The theory was first proposed in 1927, but was controversial until 1965, when an accidental discovery supported the theory. Today, the most advanced astronomical observations show that the big bang theory is likely true.

The man originally responsible for the big bang theory was a Belgian priest and physicist, Georges Lemaître, who independently worked on theories similar to Friedmann’s. Like Friedmann, Lemaître realized that the universe defined by general relativity would either expand or contract.

In 1927, Lemaître learned of Hubble’s finding about distant galaxies moving away from Earth. He realized that this meant space was expanding, and he published a theory that came to be called the big bang theory.
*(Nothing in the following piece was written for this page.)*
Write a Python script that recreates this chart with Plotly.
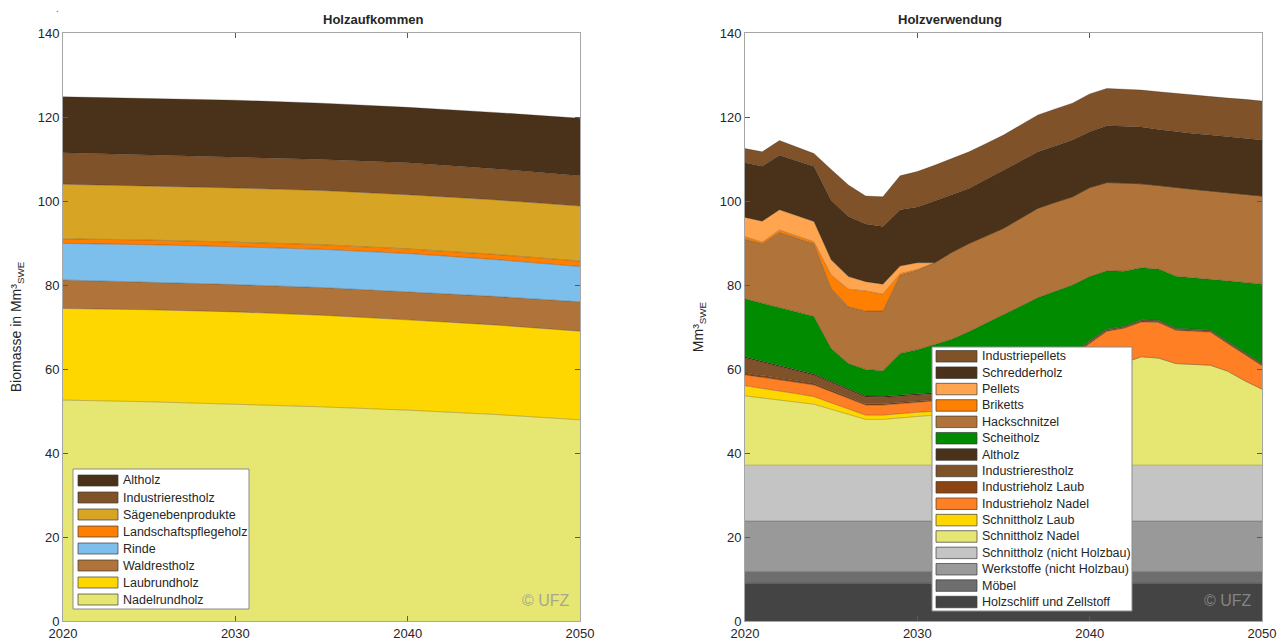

The name “big bang” was given to the theory by Fred Hoyle, one of the theory’s greatest critics. In a 1949 series of BBC radio broadcasts, Hoyle was speaking dismissively of the idea that everything in the universe was created in one sudden “big bang” in the distant past.

The name stuck, much to big bang theorists’ dismay. Strictly speaking, the big bang theory doesn’t include a bang. Rather, the theory states that a tiny primordial particle began to expand, creating the universe. There is neither big nor bang in this theory.

Because you know that space is expanding, you can run the video of the universe backward in time in your head (rewind it, so to speak). When you do this, you realize that the universe had to be much smaller than it is now.

As the matter in the universe gets compressed into a smaller and smaller amount of space, the laws of thermodynamics (which govern the flow of heat) tell you that the matter had to be incredibly hot and dense.

The big bang theory reveals that the universe came from a state of dense, hot matter, but it tells nothing about how the matter got there, or whether anything else existed before the big bang (or even if the word “before” has any meaning when you’re talking about the beginning of time).